En otras palabras, la trinchera de discusión que en México se ha abierto intenta responder la pregunta, la ciencia mexicana ¿a quién debe responder? ¿A la sociedad? ¿Al Estado? ¿A sí misma? Si es el Estado quién financia las becas y las estancias de investigación ¿no debe ser entonces quien regule y quien determine los intereses a investigar? Si la ciencia es útil, ¿no debiera dirigirse sus investigaciones al servicio de la sociedad? Pero ¿en verdad la ciencia debe ser útil o debe promoverse la libertad de investigación con independencia de su utilidad? No lo sé.
Por un lado, está la ingenuidad, creer o querer creer que es posible una ciencia desinteresada y desvinculada de los intereses nacionales o globales; por otro, está el terrible pragmatismo que pone a la ciencia como una sirviente del Estado y peor, la constricción a todo espíritu creativo que desee investigar algo y que no responda a los parámetros de la caprichosa sociedad que la mantiene.

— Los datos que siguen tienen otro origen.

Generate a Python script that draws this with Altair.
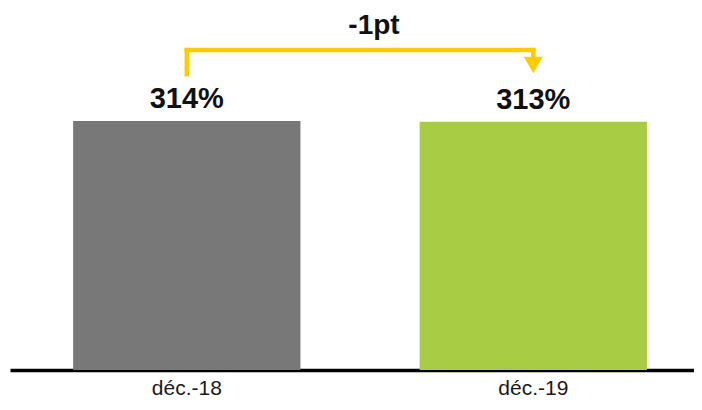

En mi opinión, de antropólogo, pero que no necesariamente coincide con mis colegas de profesión y formando parte del fenómeno del que me quejaba al principio, montando el caballo loco de la opinomanía, pienso que la solución es que nuestro sistema mexicano de investigación científica debiera ser lo suficientemente abierto para que coexistamos tanto aquellos investigadores que colaboran entusiastamente en los intereses que atañen al estado mexicano (y que logren por fin la vacuna Patria y los respiradores Écahtl), pero también aquellos que trabajan para intereses corporativos o empresariales y quienes hacemos ciencia artesanal (la cual explicaré en otra ocasión).
Estoy convencido de que, en la tolerancia a la diversidad de posturas y en que, en nuestro país TODAS tengan una posible expresión y posibilidad pública, está la clave ¿y usted qué opina?